Go through the material and write it all out exactly, minus the pictures.

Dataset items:
################

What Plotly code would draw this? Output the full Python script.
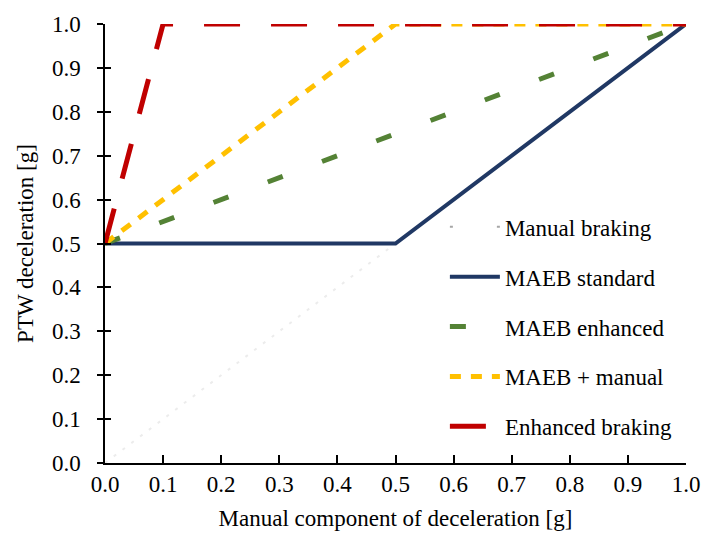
import plotly.graph_objects as go

# Data
names = ["Manual braking", "MAEB standard", "MAEB enhanced", "MAEB + manual", "Enhanced braking"]
manual_x = [0.0, 1.0]
manual_y = [0.0, 1.0]
std_x = [0.0, 0.5, 1.0]
std_y = [0.5, 0.5, 1.0]
enh_x = [0.0, 1.0]
enh_y = [0.5, 1.0]
plus_x = [0.0, 0.5, 1.0]
plus_y = [0.5, 1.0, 1.0]
eb_x = [0.0, 0.1, 1.0]
eb_y = [0.5, 1.0, 1.0]
tick_vals = [0.0, 0.1, 0.2, 0.3, 0.4, 0.5, 0.6, 0.7, 0.8, 0.9, 1.0]
tick_text = ["0.0", "0.1", "0.2", "0.3", "0.4", "0.5", "0.6", "0.7", "0.8", "0.9", "1.0"]

FONT = "Liberation Serif"
FS = 23

fig = go.Figure()
# faint diagonal in the plot (legend entry drawn separately)
fig.add_trace(go.Scatter(
    x=manual_x, y=manual_y, mode="lines", showlegend=False, hoverinfo="skip",
    line=dict(color="#ececec", width=2, dash="3px,8px"),
))
series = [
    (manual_x, manual_y, names[0], "#a6a6a6", 2, "3px,44px", True),
    (std_x, std_y, names[1], "#203864", 4, "solid", False),
    (enh_x, enh_y, names[2], "#548235", 5, "16px,42px", False),
    (plus_x, plus_y, names[3], "#FFC000", 5, "11px,10px", False),
    (eb_x, eb_y, names[4], "#C00000", 5, "36px,31px", False),
]
for i, (x, y, n, c, w, d, legend_only) in enumerate(series):
    fig.add_trace(go.Scatter(
        x=[None] if legend_only else x, y=[None] if legend_only else y,
        name=n, mode="lines", legendgroup=str(i),
        line=dict(color=c, width=w, dash=d),
    ))

# second axis for inner half of crossing y ticks
fig.add_trace(go.Scatter(x=[0], y=[0], yaxis="y2", mode="markers",
                         marker=dict(opacity=0), showlegend=False, hoverinfo="skip"))

fig.update_layout(
    width=712, height=551,
    margin=dict(l=105, r=19, t=18, b=88),
    paper_bgcolor="white", plot_bgcolor="white",
    showlegend=True,
    legend=dict(
        x=0.585, y=0.587, xanchor="left", yanchor="top",
        font=dict(family=FONT, size=FS, color="black"),
        itemwidth=50, tracegroupgap=17, bgcolor="rgba(0,0,0,0)",
    ),
    xaxis=dict(
        range=[0, 1], tickvals=tick_vals, ticktext=tick_text,
        ticks="inside", ticklen=8, tickwidth=1.5, tickcolor="black",
        showline=True, linecolor="black", linewidth=1.5,
        showgrid=False, zeroline=False,
        tickfont=dict(family=FONT, size=FS, color="black"),
        title=dict(text="Manual component of deceleration [g]", standoff=14,
                   font=dict(family=FONT, size=FS, color="black")),
    ),
    yaxis=dict(
        range=[0, 1], tickvals=tick_vals, ticktext=tick_text,
        ticks="outside", ticklen=6, tickwidth=1.5, tickcolor="black",
        showline=True, linecolor="black", linewidth=1.5,
        showgrid=False, zeroline=False, ticklabelstandoff=12,
        tickfont=dict(family=FONT, size=FS, color="black"),
        title=dict(text="PTW deceleration [g]", standoff=12,
                   font=dict(family=FONT, size=FS, color="black")),
    ),
    yaxis2=dict(
        range=[0, 1], tickvals=tick_vals, overlaying="y", side="left",
        ticks="inside", ticklen=6, tickwidth=1.5, tickcolor="black",
        showticklabels=False, showgrid=False, zeroline=False, showline=False,
    ),
)

fig.write_html("out.html")
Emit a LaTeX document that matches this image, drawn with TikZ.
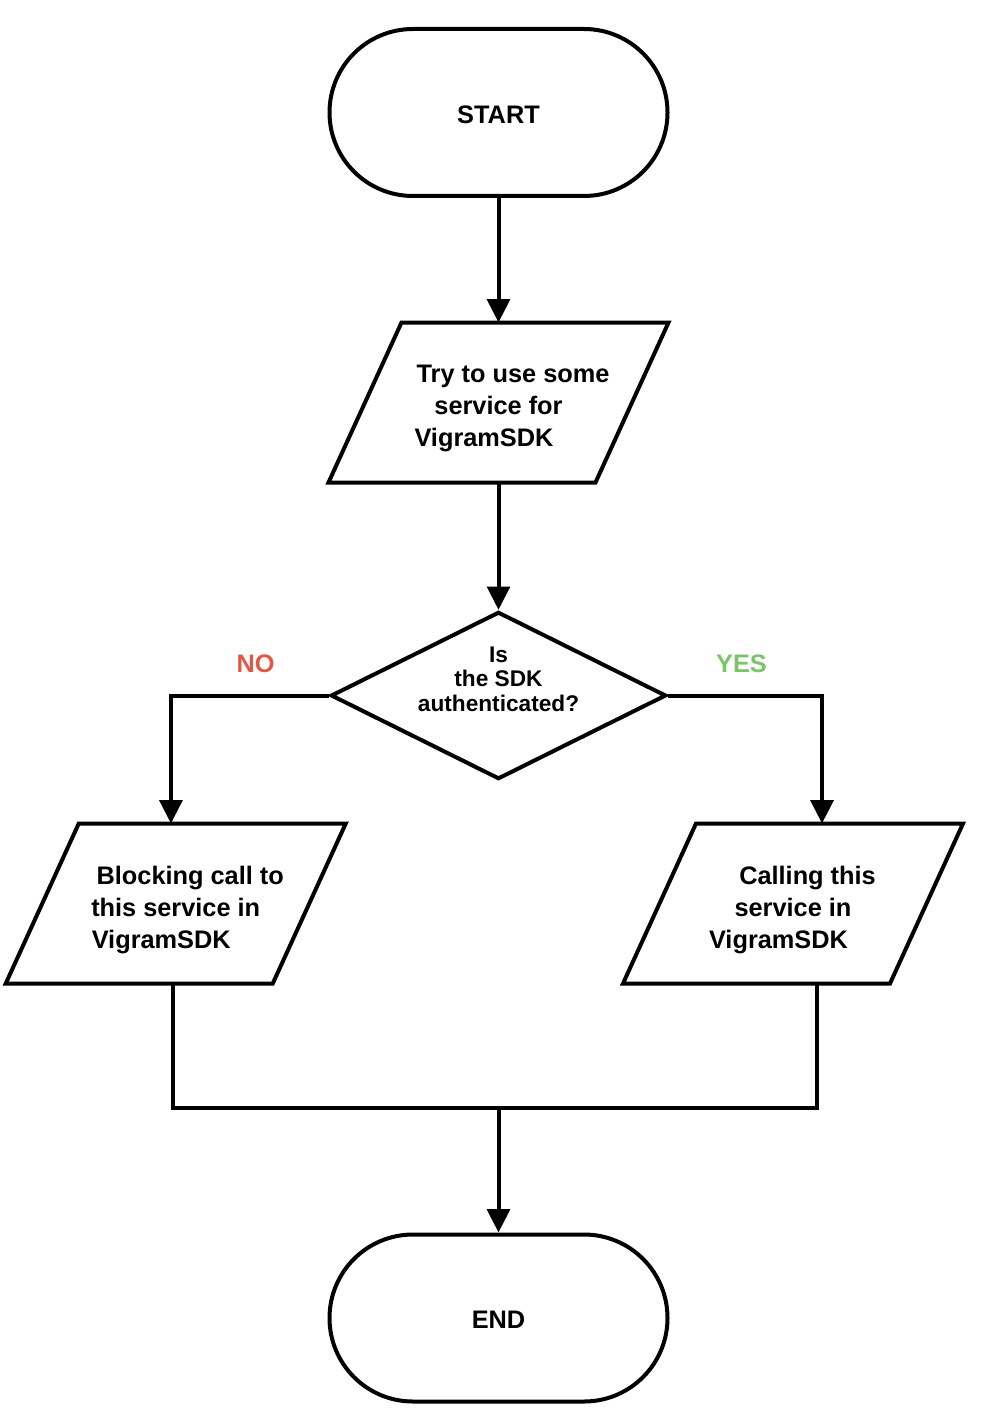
\documentclass[tikz,border=0pt]{standalone}
\usepackage{fontspec}
\setmainfont{Liberation Sans}
\usetikzlibrary{arrows.meta,shapes.geometric}
\definecolor{nored}{RGB}{224,88,68}
\definecolor{yesgreen}{RGB}{122,196,108}
\begin{document}
\begin{tikzpicture}[x=0.75pt,y=-0.75pt,
  every node/.style={font=\fontsize{19}{24}\selectfont\bfseries},
  stadium/.style={draw, line width=3pt, rectangle, rounded corners=62.6pt, minimum width=253.5pt, minimum height=125.25pt, inner sep=0pt},
  iobox/.style={rectangle, outer sep=0pt, inner sep=0pt, minimum width=200.25pt, minimum height=120pt},
  iotext/.style={align=center, yshift=-4.5pt},
  decision/.style={draw, line width=3pt, diamond, aspect=2, minimum width=251.5pt, minimum height=125.5pt, inner sep=0pt},
  qlabel/.style={font=\fontsize{17}{18.4}\selectfont\bfseries, align=center},
  shapeline/.style={line width=3pt, line join=miter},
  flow/.style={line width=3pt, -{Triangle[length=17.5pt,width=17pt]}},
  joinline/.style={line width=3pt}
]
\useasboundingbox (0,0) rectangle (988,1426);

\node[stadium, label={[yshift=-1.5pt]center:START}] (start) at (498.5,112.5) {};

\node[iobox, label={[iotext]center:\hspace*{21.75pt}Try to use some\\service for\\VigramSDK\hspace*{21.75pt}}] (p1) at (498.5,402.5) {};
\draw[shapeline] ([xshift=27.375pt]p1.north west) -- ([xshift=27.375pt]p1.north east) -- ([xshift=-27.375pt]p1.south east) -- ([xshift=-27.375pt]p1.south west) -- cycle;

\node[decision, label={[name=qtext, qlabel, yshift=12.4pt]center:Is\\the SDK\\authenticated?}] (q) at (498.5,695.5) {};

\node[iobox, label={[iotext]center:\hspace*{21.75pt}Blocking call to\\this service in\\VigramSDK\hspace*{21.75pt}}] (pl) at (175.75,903.5) {};
\draw[shapeline] ([xshift=27.375pt]pl.north west) -- ([xshift=27.375pt]pl.north east) -- ([xshift=-27.375pt]pl.south east) -- ([xshift=-27.375pt]pl.south west) -- cycle;

\node[iobox, label={[iotext]center:\hspace*{21.75pt}Calling this\\service in\\VigramSDK\hspace*{21.75pt}}] (pr) at (793,903.5) {};
\draw[shapeline] ([xshift=27.375pt]pr.north west) -- ([xshift=27.375pt]pr.north east) -- ([xshift=-27.375pt]pr.south east) -- ([xshift=-27.375pt]pr.south west) -- cycle;

\node[stadium, label={[yshift=-1.5pt]center:END}] (end) at (498.5,1318) {};

\node[text=nored] (no) at (255.5,664) {NO};
\node[text=yesgreen] (yes) at (741.5,664) {YES};

\draw[flow] (start.south) -- (p1.north);
\draw[flow] (p1.south) -- (q.north);
\draw[flow] (q.west) -| ([xshift=-3.6pt]pl.north);
\draw[flow] (q.east) -| ([xshift=21.75pt]pr.north);
\coordinate (merge) at (498.5,1108);
\draw[joinline] ([xshift=-2pt]pl.south) |- (merge) -| ([xshift=18pt]pr.south);
\draw[flow] (merge) -- (end.north);
\end{tikzpicture}
\end{document}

################

Solution to the problem:
What Plotly code would draw this? Output the full Python script.
import plotly.graph_objects as go

# Data
names = ["Manual braking", "MAEB standard", "MAEB enhanced", "MAEB + manual", "Enhanced braking"]
manual_x = [0.0, 1.0]
manual_y = [0.0, 1.0]
std_x = [0.0, 0.5, 1.0]
std_y = [0.5, 0.5, 1.0]
enh_x = [0.0, 1.0]
enh_y = [0.5, 1.0]
plus_x = [0.0, 0.5, 1.0]
plus_y = [0.5, 1.0, 1.0]
eb_x = [0.0, 0.1, 1.0]
eb_y = [0.5, 1.0, 1.0]
tick_vals = [0.0, 0.1, 0.2, 0.3, 0.4, 0.5, 0.6, 0.7, 0.8, 0.9, 1.0]
tick_text = ["0.0", "0.1", "0.2", "0.3", "0.4", "0.5", "0.6", "0.7", "0.8", "0.9", "1.0"]

FONT = "Liberation Serif"
FS = 23

fig = go.Figure()
# faint diagonal in the plot (legend entry drawn separately)
fig.add_trace(go.Scatter(
    x=manual_x, y=manual_y, mode="lines", showlegend=False, hoverinfo="skip",
    line=dict(color="#ececec", width=2, dash="3px,8px"),
))
series = [
    (manual_x, manual_y, names[0], "#a6a6a6", 2, "3px,44px", True),
    (std_x, std_y, names[1], "#203864", 4, "solid", False),
    (enh_x, enh_y, names[2], "#548235", 5, "16px,42px", False),
    (plus_x, plus_y, names[3], "#FFC000", 5, "11px,10px", False),
    (eb_x, eb_y, names[4], "#C00000", 5, "36px,31px", False),
]
for i, (x, y, n, c, w, d, legend_only) in enumerate(series):
    fig.add_trace(go.Scatter(
        x=[None] if legend_only else x, y=[None] if legend_only else y,
        name=n, mode="lines", legendgroup=str(i),
        line=dict(color=c, width=w, dash=d),
    ))

# second axis for inner half of crossing y ticks
fig.add_trace(go.Scatter(x=[0], y=[0], yaxis="y2", mode="markers",
                         marker=dict(opacity=0), showlegend=False, hoverinfo="skip"))

fig.update_layout(
    width=712, height=551,
    margin=dict(l=105, r=19, t=18, b=88),
    paper_bgcolor="white", plot_bgcolor="white",
    showlegend=True,
    legend=dict(
        x=0.585, y=0.587, xanchor="left", yanchor="top",
        font=dict(family=FONT, size=FS, color="black"),
        itemwidth=50, tracegroupgap=17, bgcolor="rgba(0,0,0,0)",
    ),
    xaxis=dict(
        range=[0, 1], tickvals=tick_vals, ticktext=tick_text,
        ticks="inside", ticklen=8, tickwidth=1.5, tickcolor="black",
        showline=True, linecolor="black", linewidth=1.5,
        showgrid=False, zeroline=False,
        tickfont=dict(family=FONT, size=FS, color="black"),
        title=dict(text="Manual component of deceleration [g]", standoff=14,
                   font=dict(family=FONT, size=FS, color="black")),
    ),
    yaxis=dict(
        range=[0, 1], tickvals=tick_vals, ticktext=tick_text,
        ticks="outside", ticklen=6, tickwidth=1.5, tickcolor="black",
        showline=True, linecolor="black", linewidth=1.5,
        showgrid=False, zeroline=False, ticklabelstandoff=12,
        tickfont=dict(family=FONT, size=FS, color="black"),
        title=dict(text="PTW deceleration [g]", standoff=12,
                   font=dict(family=FONT, size=FS, color="black")),
    ),
    yaxis2=dict(
        range=[0, 1], tickvals=tick_vals, overlaying="y", side="left",
        ticks="inside", ticklen=6, tickwidth=1.5, tickcolor="black",
        showticklabels=False, showgrid=False, zeroline=False, showline=False,
    ),
)

fig.write_html("out.html")
Emit a LaTeX document that matches this image, drawn with TikZ.
\documentclass[tikz,border=0pt]{standalone}
\usepackage{fontspec}
\setmainfont{Liberation Sans}
\usetikzlibrary{arrows.meta,shapes.geometric}
\definecolor{nored}{RGB}{224,88,68}
\definecolor{yesgreen}{RGB}{122,196,108}
\begin{document}
\begin{tikzpicture}[x=0.75pt,y=-0.75pt,
  every node/.style={font=\fontsize{19}{24}\selectfont\bfseries},
  stadium/.style={draw, line width=3pt, rectangle, rounded corners=62.6pt, minimum width=253.5pt, minimum height=125.25pt, inner sep=0pt},
  iobox/.style={rectangle, outer sep=0pt, inner sep=0pt, minimum width=200.25pt, minimum height=120pt},
  iotext/.style={align=center, yshift=-4.5pt},
  decision/.style={draw, line width=3pt, diamond, aspect=2, minimum width=251.5pt, minimum height=125.5pt, inner sep=0pt},
  qlabel/.style={font=\fontsize{17}{18.4}\selectfont\bfseries, align=center},
  shapeline/.style={line width=3pt, line join=miter},
  flow/.style={line width=3pt, -{Triangle[length=17.5pt,width=17pt]}},
  joinline/.style={line width=3pt}
]
\useasboundingbox (0,0) rectangle (988,1426);

\node[stadium, label={[yshift=-1.5pt]center:START}] (start) at (498.5,112.5) {};

\node[iobox, label={[iotext]center:\hspace*{21.75pt}Try to use some\\service for\\VigramSDK\hspace*{21.75pt}}] (p1) at (498.5,402.5) {};
\draw[shapeline] ([xshift=27.375pt]p1.north west) -- ([xshift=27.375pt]p1.north east) -- ([xshift=-27.375pt]p1.south east) -- ([xshift=-27.375pt]p1.south west) -- cycle;

\node[decision, label={[name=qtext, qlabel, yshift=12.4pt]center:Is\\the SDK\\authenticated?}] (q) at (498.5,695.5) {};

\node[iobox, label={[iotext]center:\hspace*{21.75pt}Blocking call to\\this service in\\VigramSDK\hspace*{21.75pt}}] (pl) at (175.75,903.5) {};
\draw[shapeline] ([xshift=27.375pt]pl.north west) -- ([xshift=27.375pt]pl.north east) -- ([xshift=-27.375pt]pl.south east) -- ([xshift=-27.375pt]pl.south west) -- cycle;

\node[iobox, label={[iotext]center:\hspace*{21.75pt}Calling this\\service in\\VigramSDK\hspace*{21.75pt}}] (pr) at (793,903.5) {};
\draw[shapeline] ([xshift=27.375pt]pr.north west) -- ([xshift=27.375pt]pr.north east) -- ([xshift=-27.375pt]pr.south east) -- ([xshift=-27.375pt]pr.south west) -- cycle;

\node[stadium, label={[yshift=-1.5pt]center:END}] (end) at (498.5,1318) {};

\node[text=nored] (no) at (255.5,664) {NO};
\node[text=yesgreen] (yes) at (741.5,664) {YES};

\draw[flow] (start.south) -- (p1.north);
\draw[flow] (p1.south) -- (q.north);
\draw[flow] (q.west) -| ([xshift=-3.6pt]pl.north);
\draw[flow] (q.east) -| ([xshift=21.75pt]pr.north);
\coordinate (merge) at (498.5,1108);
\draw[joinline] ([xshift=-2pt]pl.south) |- (merge) -| ([xshift=18pt]pr.south);
\draw[flow] (merge) -- (end.north);
\end{tikzpicture}
\end{document}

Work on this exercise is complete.